▶ **SUPPLIED INFORMATION**:
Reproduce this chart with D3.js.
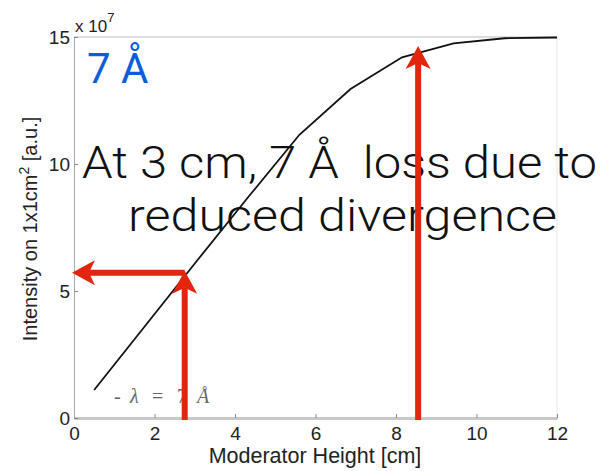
<!DOCTYPE html>
<html>
<head>
<meta charset="utf-8">
<script src="https://cdn.jsdelivr.net/npm/d3@7"></script>
<style>
  body { margin: 0; background: #fff; }
  svg { display: block; }
  .axis text { font-family: "Helvetica Neue", Helvetica, "Liberation Sans", Arial, sans-serif; font-size: 19px; fill: #222; }
  .axis line { stroke: #888; }
</style>
</head>
<body>
<svg id="chart"></svg>
<script>
const WIDTH = 605;
const HEIGHT = 471;

// moderator height [cm] vs intensity [x 1e7 a.u.]
const heights = [0.5, 1.78, 3.06, 4.33, 5.6, 6.87, 8.15, 9.43, 10.7, 12];
const intensity = [1.1, 3.65, 6.2, 8.7, 11.15, 12.95, 14.2, 14.75, 14.95, 14.98];

const xTicks = [0, 2, 4, 6, 8, 10, 12];
const yTicks = [0, 5, 10, 15];

// red arrows: vertical ones at these heights, up to these intensities
const arrowX = [2.75, 8.55];
const arrowTop = [5.8, 14.65];
// horizontal arrow pointing back to the axis
const hArrowY = 5.72;

const FONT = '"Helvetica Neue", Helvetica, "Liberation Sans", Arial, sans-serif';
const THIN = '"Helvetica Neue", Roboto, "Liberation Sans", sans-serif';
const RED = '#e2250c';

const svg = d3.select('#chart')
  .attr('width', WIDTH)
  .attr('height', HEIGHT);

const x = d3.scaleLinear().domain([0, 12]).range([74, 557]);
const y = d3.scaleLinear().domain([0, 15]).range([418, 37]);

// box top/right
svg.append('line')
  .attr('x1', x(0)).attr('x2', x(12)).attr('y1', y(15)).attr('y2', y(15))
  .attr('stroke', '#ddd').attr('stroke-width', 2);
svg.append('line')
  .attr('x1', x(12)).attr('x2', x(12)).attr('y1', y(15)).attr('y2', y(0))
  .attr('stroke', '#e6e6e6').attr('stroke-width', 1);

const xAxis = svg.append('g')
  .attr('class', 'axis')
  .attr('transform', `translate(0,${y(0)})`)
  .call(d3.axisBottom(x).tickValues(xTicks).tickSizeInner(-4).tickSizeOuter(0).tickPadding(9));
xAxis.select('.domain').attr('stroke', '#c8c8c8').attr('stroke-width', 3);

const yAxis = svg.append('g')
  .attr('class', 'axis')
  .attr('transform', `translate(${x(0)},0)`)
  .call(d3.axisLeft(y).tickValues(yTicks).tickSizeInner(-4).tickSizeOuter(0).tickPadding(4));
yAxis.select('.domain').attr('stroke', '#a8a8a8').attr('stroke-width', 1);

// exponent label
const expo = svg.append('text')
  .attr('x', 75).attr('y', 32)
  .style('font-family', FONT).style('font-size', '17px').attr('fill', '#222')
  .text('x 10');
expo.append('tspan').attr('dy', -10).style('font-size', '13px').text('7');

// axis titles
svg.append('text')
  .attr('x', 315).attr('y', 463)
  .attr('text-anchor', 'middle')
  .style('font-family', FONT).style('font-size', '21.5px').attr('fill', '#222')
  .text('Moderator Height [cm]');

const yTitle = svg.append('text')
  .attr('transform', 'translate(37,229) rotate(-90)')
  .attr('text-anchor', 'middle')
  .style('font-family', FONT).style('font-size', '20px').attr('fill', '#222');
yTitle.append('tspan').text('Intensity on 1x1cm');
yTitle.append('tspan').attr('dy', -8).style('font-size', '14px').text('2');
yTitle.append('tspan').attr('dy', 8).text(' [a.u.]');

// data line
const line = d3.line()
  .x((d, i) => x(heights[i]))
  .y(d => y(d));

svg.append('path')
  .datum(intensity)
  .attr('d', line)
  .attr('fill', 'none')
  .attr('stroke', '#111')
  .attr('stroke-width', 1.8);

// legend entry (latex-ish)
const legend = svg.append('text')
  .attr('y', 403)
  .style('font-family', '"Liberation Serif", "DejaVu Serif", serif')
  .style('font-size', '20px')
  .attr('fill', '#666');
legend.append('tspan').attr('x', 114).text('-');
legend.append('tspan').attr('x', 130).style('font-style', 'italic').text('λ');
legend.append('tspan').attr('x', 152).text('=');
legend.append('tspan').attr('x', 177).text('7');
legend.append('tspan').attr('x', 197).style('font-style', 'italic').text('Å');

// annotation texts
svg.append('text')
  .attr('x', 87).attr('y', 83)
  .style('font-family', THIN).style('font-size', '42px')
  .attr('fill', '#0b5ed7')
  .text('7 Å');

const note = svg.append('g')
  .style('font-family', THIN).style('font-weight', 300).style('font-size', '45px')
  .attr('fill', '#111');
note.append('text').attr('x', 82).attr('y', 178)
  .attr('textLength', 515).attr('lengthAdjust', 'spacingAndGlyphs')
  .text('At 3 cm, 7 Å\u00a0\u00a0loss due to');
note.append('text').attr('x', 128).attr('y', 231)
  .attr('textLength', 429).attr('lengthAdjust', 'spacingAndGlyphs')
  .text('reduced divergence');

// arrows
function arrow(x1, y1, x2, y2) {
  const ang = Math.atan2(y2 - y1, x2 - x1);
  const len = 23, half = 12.5, notch = 17;
  const ux = Math.cos(ang), uy = Math.sin(ang);
  const px = -uy, py = ux;
  const bx = x2 - ux * len, by = y2 - uy * len;
  const nx = x2 - ux * notch, ny = y2 - uy * notch;
  svg.append('line')
    .attr('x1', x1).attr('y1', y1).attr('x2', nx).attr('y2', ny)
    .attr('stroke', RED).attr('stroke-width', 6);
  svg.append('path')
    .attr('d', `M${x2},${y2}L${bx + px * half},${by + py * half}L${nx},${ny}L${bx - px * half},${by - py * half}Z`)
    .attr('fill', RED);
}

arrowX.forEach((ax, i) => arrow(x(ax), y(0) + 2, x(ax), y(arrowTop[i])));
arrow(x(arrowX[0]), y(hArrowY), x(-0.05), y(hArrowY));
</script>
</body>
</html>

▶ **INSTRUCTIONS TO FOLLOW**: Go through the listing above and write it out again exactly, dropping the pictures.

▶ **RESPONSE FOR THIS EXERCISE**:
Reproduce this chart with D3.js.
<!DOCTYPE html>
<html>
<head>
<meta charset="utf-8">
<script src="https://cdn.jsdelivr.net/npm/d3@7"></script>
<style>
  body { margin: 0; background: #fff; }
  svg { display: block; }
  .axis text { font-family: "Helvetica Neue", Helvetica, "Liberation Sans", Arial, sans-serif; font-size: 19px; fill: #222; }
  .axis line { stroke: #888; }
</style>
</head>
<body>
<svg id="chart"></svg>
<script>
const WIDTH = 605;
const HEIGHT = 471;

// moderator height [cm] vs intensity [x 1e7 a.u.]
const heights = [0.5, 1.78, 3.06, 4.33, 5.6, 6.87, 8.15, 9.43, 10.7, 12];
const intensity = [1.1, 3.65, 6.2, 8.7, 11.15, 12.95, 14.2, 14.75, 14.95, 14.98];

const xTicks = [0, 2, 4, 6, 8, 10, 12];
const yTicks = [0, 5, 10, 15];

// red arrows: vertical ones at these heights, up to these intensities
const arrowX = [2.75, 8.55];
const arrowTop = [5.8, 14.65];
// horizontal arrow pointing back to the axis
const hArrowY = 5.72;

const FONT = '"Helvetica Neue", Helvetica, "Liberation Sans", Arial, sans-serif';
const THIN = '"Helvetica Neue", Roboto, "Liberation Sans", sans-serif';
const RED = '#e2250c';

const svg = d3.select('#chart')
  .attr('width', WIDTH)
  .attr('height', HEIGHT);

const x = d3.scaleLinear().domain([0, 12]).range([74, 557]);
const y = d3.scaleLinear().domain([0, 15]).range([418, 37]);

// box top/right
svg.append('line')
  .attr('x1', x(0)).attr('x2', x(12)).attr('y1', y(15)).attr('y2', y(15))
  .attr('stroke', '#ddd').attr('stroke-width', 2);
svg.append('line')
  .attr('x1', x(12)).attr('x2', x(12)).attr('y1', y(15)).attr('y2', y(0))
  .attr('stroke', '#e6e6e6').attr('stroke-width', 1);

const xAxis = svg.append('g')
  .attr('class', 'axis')
  .attr('transform', `translate(0,${y(0)})`)
  .call(d3.axisBottom(x).tickValues(xTicks).tickSizeInner(-4).tickSizeOuter(0).tickPadding(9));
xAxis.select('.domain').attr('stroke', '#c8c8c8').attr('stroke-width', 3);

const yAxis = svg.append('g')
  .attr('class', 'axis')
  .attr('transform', `translate(${x(0)},0)`)
  .call(d3.axisLeft(y).tickValues(yTicks).tickSizeInner(-4).tickSizeOuter(0).tickPadding(4));
yAxis.select('.domain').attr('stroke', '#a8a8a8').attr('stroke-width', 1);

// exponent label
const expo = svg.append('text')
  .attr('x', 75).attr('y', 32)
  .style('font-family', FONT).style('font-size', '17px').attr('fill', '#222')
  .text('x 10');
expo.append('tspan').attr('dy', -10).style('font-size', '13px').text('7');

// axis titles
svg.append('text')
  .attr('x', 315).attr('y', 463)
  .attr('text-anchor', 'middle')
  .style('font-family', FONT).style('font-size', '21.5px').attr('fill', '#222')
  .text('Moderator Height [cm]');

const yTitle = svg.append('text')
  .attr('transform', 'translate(37,229) rotate(-90)')
  .attr('text-anchor', 'middle')
  .style('font-family', FONT).style('font-size', '20px').attr('fill', '#222');
yTitle.append('tspan').text('Intensity on 1x1cm');
yTitle.append('tspan').attr('dy', -8).style('font-size', '14px').text('2');
yTitle.append('tspan').attr('dy', 8).text(' [a.u.]');

// data line
const line = d3.line()
  .x((d, i) => x(heights[i]))
  .y(d => y(d));

svg.append('path')
  .datum(intensity)
  .attr('d', line)
  .attr('fill', 'none')
  .attr('stroke', '#111')
  .attr('stroke-width', 1.8);

// legend entry (latex-ish)
const legend = svg.append('text')
  .attr('y', 403)
  .style('font-family', '"Liberation Serif", "DejaVu Serif", serif')
  .style('font-size', '20px')
  .attr('fill', '#666');
legend.append('tspan').attr('x', 114).text('-');
legend.append('tspan').attr('x', 130).style('font-style', 'italic').text('λ');
legend.append('tspan').attr('x', 152).text('=');
legend.append('tspan').attr('x', 177).text('7');
legend.append('tspan').attr('x', 197).style('font-style', 'italic').text('Å');

// annotation texts
svg.append('text')
  .attr('x', 87).attr('y', 83)
  .style('font-family', THIN).style('font-size', '42px')
  .attr('fill', '#0b5ed7')
  .text('7 Å');

const note = svg.append('g')
  .style('font-family', THIN).style('font-weight', 300).style('font-size', '45px')
  .attr('fill', '#111');
note.append('text').attr('x', 82).attr('y', 178)
  .attr('textLength', 515).attr('lengthAdjust', 'spacingAndGlyphs')
  .text('At 3 cm, 7 Å\u00a0\u00a0loss due to');
note.append('text').attr('x', 128).attr('y', 231)
  .attr('textLength', 429).attr('lengthAdjust', 'spacingAndGlyphs')
  .text('reduced divergence');

// arrows
function arrow(x1, y1, x2, y2) {
  const ang = Math.atan2(y2 - y1, x2 - x1);
  const len = 23, half = 12.5, notch = 17;
  const ux = Math.cos(ang), uy = Math.sin(ang);
  const px = -uy, py = ux;
  const bx = x2 - ux * len, by = y2 - uy * len;
  const nx = x2 - ux * notch, ny = y2 - uy * notch;
  svg.append('line')
    .attr('x1', x1).attr('y1', y1).attr('x2', nx).attr('y2', ny)
    .attr('stroke', RED).attr('stroke-width', 6);
  svg.append('path')
    .attr('d', `M${x2},${y2}L${bx + px * half},${by + py * half}L${nx},${ny}L${bx - px * half},${by - py * half}Z`)
    .attr('fill', RED);
}

arrowX.forEach((ax, i) => arrow(x(ax), y(0) + 2, x(ax), y(arrowTop[i])));
arrow(x(arrowX[0]), y(hArrowY), x(-0.05), y(hArrowY));
</script>
</body>
</html>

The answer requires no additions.